All of this talk about character development being lacking just reminds me on why DS9 was terrific. Seriously, all of the main characters were so well defined, and truly made the DS9 a universe a level above the other (spinoff?) universes.DFX

Man, I would shit myself if they treated DS9 to a HD overhaul. Unfortunately, that's still years away with the pace they've set themselves for TNG.

ITDEFX, it looks like it's worth 20.00 on Amazon. I'm sure you can craigslist for 15.00? That would take some heartburn away from the Blu price? I'm actually thinking about selling all of my DVD sets now while the other seasons have a little more value.

Guys, anyone use DeepDiscount lately? They have a preorder price of 72.00, free shipping. Last consensus I've heard is they have turned to shit... but, 70 bucks is a great price for this.
 
[quote name='Friend of Sonic']

ITDEFX, it looks like it's worth 20.00 on Amazon. I'm sure you can craigslist for 15.00? That would take some heartburn away from the Blu price? I'm actually thinking about selling all of my DVD sets now while the other seasons have a little more value.
[/QUOTE]

I tried dumping it for like 25 a pop a few years ago on CL but no biters.
The price of the DVD will tank even more once the BR's come out.


[quote name='CocheseUGA']By 2050, they'll be done with DS9.[/QUOTE]

Honestly I doubt it.........depending on the sales figures from the season box sets, paramount may hire more people to step up the process...I think that's their goal..to make a very good impression with the first two seasons to tell Paramount/CBS..."hey look what we can do to a 25 year old show and how much money it can make you!"

I predict we will get DS9 HD on it's 25th anniversary..so 2018?

I hope they give us new runabout scenes...those ships were cool....
As for the space battles....I think they got it right when Season 4 hit as we got more boom and fire in space battles.

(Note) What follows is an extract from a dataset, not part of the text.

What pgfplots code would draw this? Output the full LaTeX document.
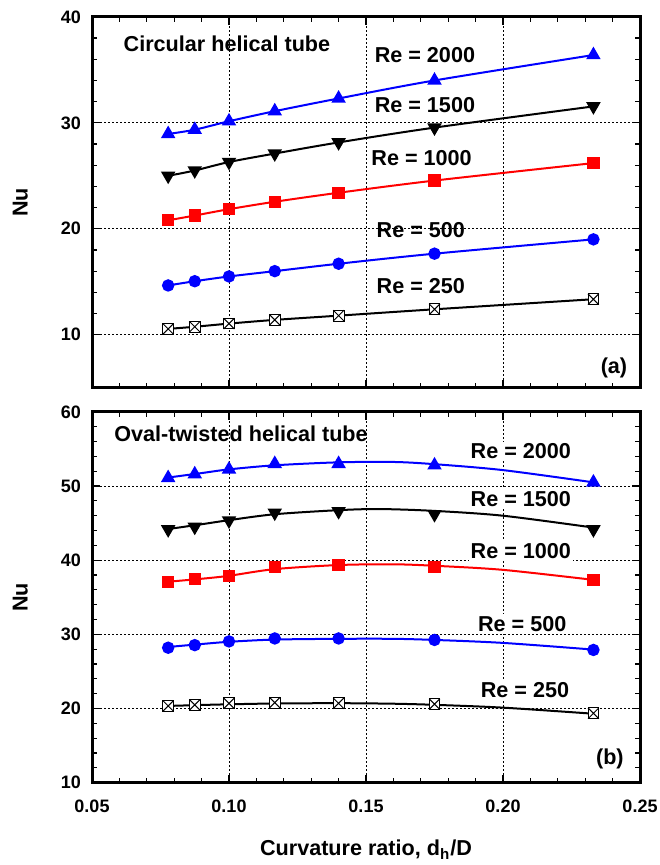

Going back to TNG.......I really wonder what kind of a challenge it's going to be recompositing the destruction scenes from Cause and Effect...
 
I'd actually buy an HD DS9 sooner than TNG. Even though I grew up watching TNG, I've enjoyed DS9 more in the last few years.
 
Honestly I would love a picture in picture BTS with some of the VFX people in certain episodes where they explain how the effect was done .

That's the question they need to ask...."what special features you would like to see in the next season?"